Not all yoga is about striking a pose or stretching your muscles. Bhakti yoga is one of a host of different types of yoga. Bhakti focuses on a more spiritual or religious aspect of the practice. According to the Sivananda Yoga Vedanta Centres, there are four main paths of yoga: Karma yoga, the yoga of action; Raja yoga, the yoga of physical and mental control; Jnana yoga, the yoga of wisdom, and finally Bhakti yoga, the yoga of love and devotion. Practitioners of Bhakti yoga devote themselves to love for God or a higher power.

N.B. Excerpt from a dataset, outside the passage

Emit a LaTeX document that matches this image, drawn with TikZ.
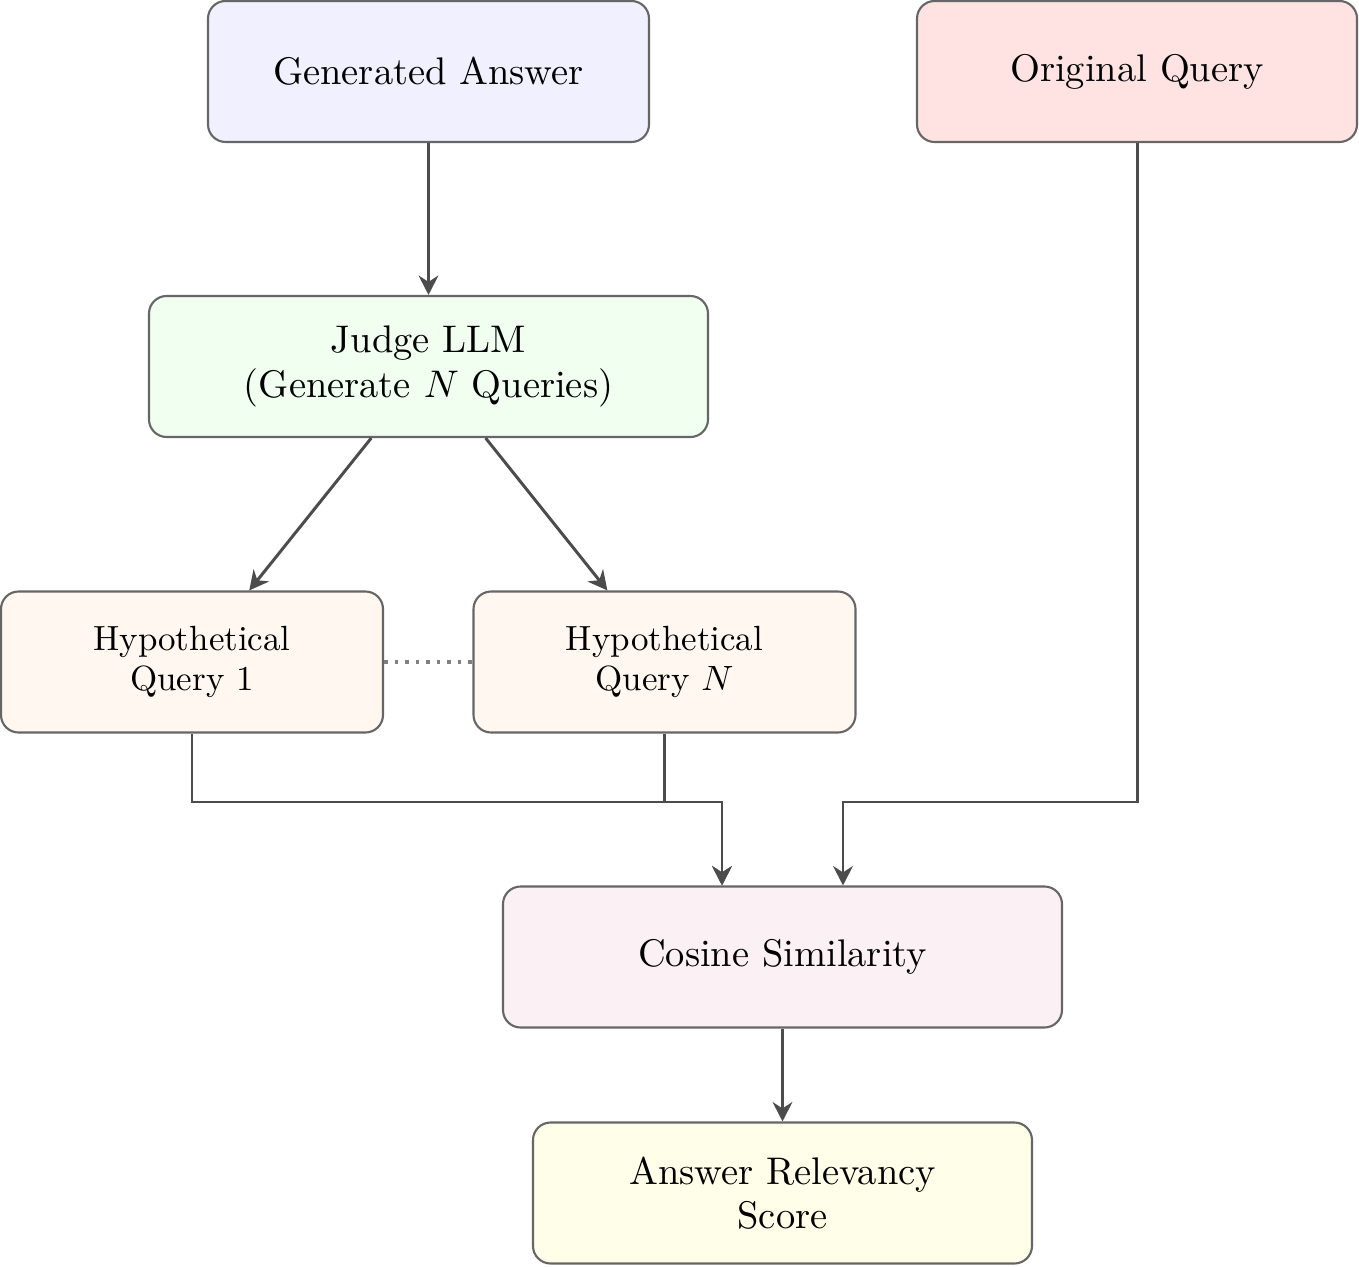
\documentclass[tikz,border=0pt]{standalone}
\usetikzlibrary{arrows.meta}
\begin{document}
\begin{tikzpicture}[every node/.style={font=\fontsize{10.95}{12.6}\selectfont},
  stagebox/.style={draw=black!60,line width=0.6pt,rounded corners=5pt,minimum width=4.41cm,minimum height=1.41cm,align=center},
  hypbox/.style={stagebox,fill=orange!6,minimum width=3.82cm,font=\fontsize{9.95}{11.4}\selectfont},
  flow/.style={-{Stealth[length=5.5pt,width=5.6pt]},line width=0.85pt,black!70}]
\useasboundingbox (0,0) rectangle (13.59,12.66);
\node[stagebox,fill=blue!6] (ans) at (4.285,11.945) {Generated Answer};
\node[stagebox,fill=red!11,minimum width=4.40cm] (orig) at (11.37,11.945) {Original Query};
\node[stagebox,fill=green!6,minimum width=5.59cm] (judge) at (4.285,8.995) {Judge LLM\\(Generate $N$ Queries)};
\node[hypbox] (hyp1) at (1.92,6.04) {Hypothetical\\Query 1};
\node[hypbox] (hypN) at (6.645,6.04) {Hypothetical\\Query $N$};
\node[stagebox,fill=purple!6,minimum width=5.59cm] (cos) at (7.825,3.09) {Cosine Similarity};
\node[stagebox,fill=yellow!9,minimum width=4.99cm] (score) at (7.825,0.73) {Answer Relevancy\\Score};
\coordinate (merge) at (7.22,4.64);
\coordinate (qin) at (8.43,4.64);
\draw[flow] (ans) -- (judge);
\draw[flow] (judge) -- (hyp1);
\draw[flow] (judge) -- (hypN);
\draw[dotted,line width=1pt,black!50] (hyp1) -- (hypN);
\draw[flow] (hyp1.south) |- (merge) -- (merge |- cos.north);
\draw[flow] (hypN.south) |- (merge) -- (merge |- cos.north);
\draw[flow] (orig.south) |- (qin) -- (qin |- cos.north);
\draw[flow] (cos) -- (score);
\end{tikzpicture}
\end{document}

Practitioners of Bhakti yoga, known as bhaktas, or loving devotees, express their religious devotion through prayer, ritual, and chanting. Their purpose is to develop feelings of unconditional love and devotion. According to tradition, as is written in the Bhagavata Purana, bhakti yoga is comprised of nine primary activities:
- Hearing about God, chanting the name or names of God, listening to scripture
- Glorifying God, describing the qualities that make God great
- Reflecting on God and the forms, activities, and traits of God
- Performing physical service in the name of God
- Worshipping God
- Praying to God
- Performing non-physical services in the name of God, such as preaching
- Building an internal, loving relationship with God
- Surrendering thoughts and actions unto God
Bhaktas may perform any or all of these nine primary activities to progress towards the ultimate goal of bhakti yoga: achieving pure love of their God. Although bhakti yoga places few firm demands or regulations on its followers, Swami Rama cautions that the path of bhakti yoga is not an easy one. This form of yoga is not for those who want to follow blindly, he says. Bhakti yoga requires the courage to face and accept all aspects of yourself, good and bad, and to offer yourself completely to a higher power without holding back.
Beliefs and Doctrines
The Bhagavad Gita is one of the key texts of bhakti yoga. These ancient verses tell the story of the Hindu deity Krishna explaining to his disciple, Arjuna, the different paths of yoga, including bhakti yoga. According to the Bhagavad Gita, bhakti yoga is synonymous with a life devoted to God through service, prayer, and meditation. Ultimately, however, the practice of bhakti yoga is not about any one teacher or set of dogma. Its most important doctrine is "Love is God, and God is love."
A successful bhakta must put aside all expectations and doubt, according to Harish Johari, yoga scholar and author of Yoga of the Nine Emotions. That can be difficult for the modern mindset. To understand more about the principles of bhakti yoga, beginners are encouraged to take classes, speak to experts, and read about the practice of bhakti yoga. The following resources may be of assistance:
- The Gita Society: A guide to the Bhagavad Gita in different editions and languages
- Yoga Podcasts: Includes discussions from bhakti yoga experts Dr. Hansa Bhakti Medley and Sarvabhauma Das Medley
- Sivananda Ashram Yoga: Offers yoga retreats, classes, and workshops, including bhakti yoga
The most important step in practicing bhakti yoga is to sustain the mood of devotional love and to make that love the primary motivation of your deeds, words, and thoughts. The bhakti yoga lifestyle can be a rich and rewarding one for all its devotees regardless of faith.